Cette citation montre qu’il suffit de trouver un habitant du cru suffisamment compréhensif pour, au travers d’une entreprise ad hoc, assumer telle ou telle activité pour compte de tiers domicilié ailleurs...
Fort habilement, dois-je l’avouer, le même code des contributions limite l’application de la clause de résidence pour les entreprises assurant la vente de marchandises à l’export du territoire de la collectivité.
Cela signifie, pour aller vite, que toute entreprise qui se contente de vendre des services dématérialisés en direction de telle ou telle autre entreprise, y compris métropolitaine, pourra bénéficier de la résidence à Saint-Barthélemy et se contenter d’acquitter le forfait fiscal de 300 euros – plus 100 euros par salarié – dont nous avons déjà dit à quel point il s’apparentait à ce que l’on rencontre, pas très loin de l’île, avec le système des IBC, International Business Companies.
Autre aspect clé de la convention dont nous parlons : placer l’île sur le chemin du statut de pays d’outre-mer, c’est-à-dire de territoire pouvant échapper aux règles communautaires en vigueur dans bien des domaines sensibles – notamment la protection de l’environnement, le droit de l’urbanisme ou les normes de construction – pour toute île caribéenne.

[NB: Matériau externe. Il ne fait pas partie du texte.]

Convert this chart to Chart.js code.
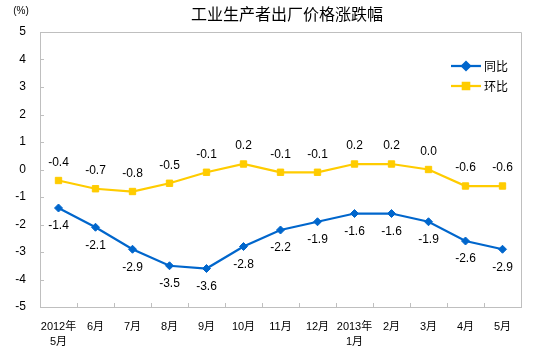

C’est bien parce que nous voulons poser clairement la question de la pertinence de l’article 74 de la Constitution et de son application – sa mise en œuvre n’a-t-elle pas été rejetée par les populations de la Martinique comme de la Guyane, qui ont préféré rester régies par les dispositions de l’article 73 de la Constitution ? – que nous sommes plus que réservés en ce qui concerne l’adoption de cet article 4.
Asseoir légalement une forme de paradis fiscal – loin d’être un paradis pour tous, vu la cherté de la vie et les handicaps liés à l’insularité, qui contraignent par exemple les jeunes à émigrer afin de poursuivre leurs études – et compléter l’affaire en ouvrant la porte à un futur porteur de risques pour la qualité de vie, l’environnement ou encore la transparence des activités financières et économiques, nous ne le voulons pas.
C’est pourquoi nous ne voterons pas cet article.